In 1732, the Presbytery of Donegal was formed and it included Lancaster County and “as far west as settlers cared to go.” After the old side/new side controversy was settled in 1758, the Presbytery of Donegal was dissolved. All the churches on the west side of the Susquehanna River were placed into the new Presbytery of Carlisle in 1765. By 1794, the Presbytery of Huntingdon was formed out of the Presbytery of Carlisle, and in 1811, the Presbytery of Northumberland was in place. By this time, there were also presbyteries named Philadelphia First, Philadelphia Second and Philadelphia Third.

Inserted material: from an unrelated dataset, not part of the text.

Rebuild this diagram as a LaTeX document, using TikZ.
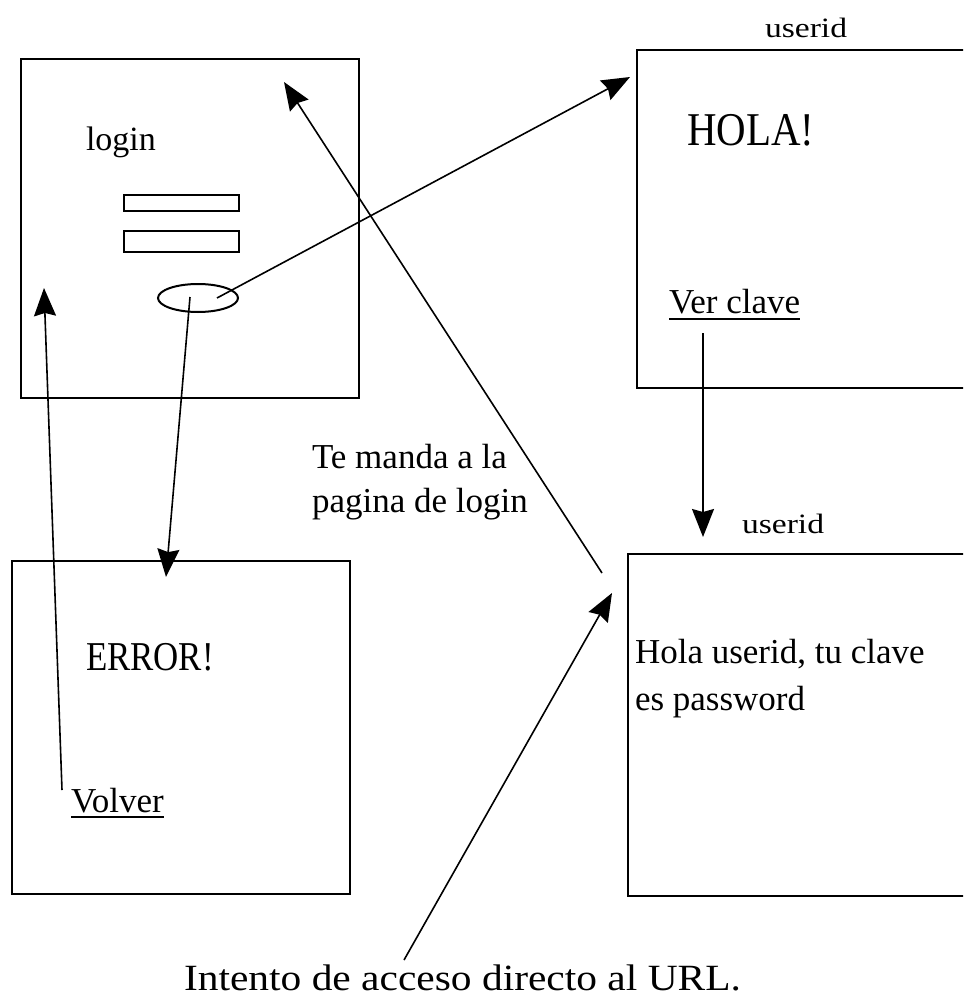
\documentclass[tikz,border=0pt]{standalone}
\usepackage{fontspec}
\setmainfont{Liberation Serif}
\usepackage{graphicx}
\usetikzlibrary{arrows.meta,shapes.geometric}
\begin{document}
\begin{tikzpicture}[x=1pt,y=-1pt,
  box/.style={draw, line width=2.4pt, inner sep=0pt, outer sep=0pt, anchor=north west},
  field/.style={draw, line width=2pt, inner sep=0pt, outer sep=0pt, anchor=north west},
  conn/.style={line width=1.6pt, -{Stealth[length=28pt,width=22pt,inset=3pt]}},
  txt/.style={inner sep=0pt, outer sep=0pt, anchor=base west, font=\fontsize{35}{42}\selectfont},
  uline/.style={line width=2pt}]
\useasboundingbox (0,0) rectangle (963,1000);
\clip (0,0) rectangle (963,1000);
\fill[white] (0,0) rectangle (963,1000);

% boxes
\node[box, minimum width=338pt, minimum height=339pt] (login) at (21,59) {};
\node[box, minimum width=400pt, minimum height=338pt] (holabox) at (637,50) {};
\node[box, minimum width=338pt, minimum height=333pt] (errbox) at (12,561) {};
\node[box, minimum width=400pt, minimum height=342pt] (clavebox) at (628,554) {};

% login form
\node[field, minimum width=115pt, minimum height=16pt] (f1) at (124,195) {};
\node[field, minimum width=115pt, minimum height=21pt] (f2) at (124,231) {};
\node[draw, ellipse, line width=2pt, inner sep=0pt, minimum width=80pt, minimum height=28pt] (btn) at (198,298) {};

% texts
\node[txt, font=\fontsize{34}{40}\selectfont] (logintxt) at (86,151) {login};
\node[txt, font=\fontsize{47}{50}\selectfont] (hola) at (687,146) {\scalebox{0.87}[1]{HOLA!}};
\node[txt] (ver) at (669,313) {Ver clave};
\draw[uline] ([yshift=-6pt]ver.base west) -- ([yshift=-6pt]ver.base east);
\node[txt, font=\fontsize{41}{45}\selectfont] (err) at (86,670) {\scalebox{0.85}[1]{ERROR!}};
\node[txt] (volver) at (71,812) {Volver};
\draw[uline] ([yshift=-5pt]volver.base west) -- ([yshift=-5pt]volver.base east);
\node[txt, font=\fontsize{28}{30}\selectfont] (uid1) at (765,38) {\scalebox{1.2}[1]{userid}};
\node[txt, font=\fontsize{28}{30}\selectfont] (uid2) at (742,533) {\scalebox{1.2}[1]{userid}};
\node[txt] (te1) at (312,468) {Te manda a la};
\node[txt] (te2) at (312,512) {pagina de login};
\node[txt] (cl1) at (635,663) {Hola userid, tu clave};
\node[txt] (cl2) at (635,710) {es password};
\node[txt, font=\fontsize{37}{40}\selectfont] (url) at (184,990) {\scalebox{1.12}[1]{Intento de acceso directo al URL.}};

% connector end points
\coordinate (volverTop) at (62,790);
\coordinate (loginLeft) at (44,288);
\coordinate (btnDown) at (190,297);
\coordinate (errTop) at (166,577);
\coordinate (btnRight) at (217,298);
\coordinate (holaIn) at (630,77);
\coordinate (claveOut) at (602,573);
\coordinate (loginTop) at (284,82);
\coordinate (urlTop) at (404,960);
\coordinate (claveIn) at (612,593);
\coordinate (verDown) at (703,333);
\coordinate (claveTop) at (703,537);

% connectors
\draw[conn] (volverTop) -- (loginLeft);
\draw[conn] (btnDown) -- (errTop);
\draw[conn] (btnRight) -- (holaIn);
\draw[conn] (claveOut) -- (loginTop);
\draw[conn] (urlTop) -- (claveIn);
\draw[conn] (verDown) -- (claveTop);
\end{tikzpicture}
\end{document}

Seven “new school” presbyteries – including Philadelphia Second, Philadelphia Third, Carlisle, Huntingdon and Northumberland – were set off from the Synod of Philadelphia to create the Synod of Pennsylvania in 1838. This synod stretched to the western part of the state until 1843 when the Synod of West Pennsylvania was formed, encompassing the Presbyteries of Erie, Meadville and Pittsburgh. A Synod of Pittsburgh had been formed in 1802 by the union of the Presbyteries of Erie, Ohio and Redstone.

Meanwhile, the Synods of Pennsylvania and Philadelphia shared some of the same boundaries, “but the latter body grew to be unwieldy, and was materially changed,” as it reads in the “Historical Sketch of the Synod of Philadelphia.” Eventually a split occurred in Philadelphia and in 1854 the Synod of Baltimore was formed, which included many presbyteries from the Synod of Philadelphia. In 1870, a reunion of the old school and new school sides met and new synod boundaries were established. Four synods in Pennsylvania were created (Philadelphia, Harrisburg, Erie and Pittsburgh), while the Synod of Baltimore included churches in West Virginia, and four synods in Ohio (Cleveland, Toledo, Cincinnati and Columbus) comprised that state. (At this meeting, there were 34 synods created, stretching as far as the Synod of the Pacific – a region west of the Rocky Mountains.)

In 1882, the Synod of Pennsylvania was formed from the four synods that had encompassed the state, and the synod’s geographical boundaries remained constant for a lengthy period of time. In 1973, the General Assembly created “regional” synods, and the Synods of Pennsylvania and West Virginia were merged to become the Synod of Pennsylvania-West Virginia (which also included a small portion of eastern Ohio). The name Synod of the Trinity was later chosen to replace the unwieldy geographic title. The current boundaries were established after the reunion of northern and southern Presbyterians in 1983, when the Presbytery of Greenbrier – formerly part of the southern church – was united with the Presbytery of West Virginia and became part of the Synod of the Trinity.

The Synod today covers all of Pennsylvania, all of West Virginia except for the eastern panhandle and the counties of eastern Ohio (with West Virginia’s northern panhandle) generally known as the Upper Ohio Valley.

Currently, 16 presbyteries make up the Synod of the Trinity, and these “mid-council offices” serve 1,094 churches and 160,509 Presbyterians, making the Synod of the Trinity not only the oldest but also one of the largest in the Presbyterian Church (U.S.A.).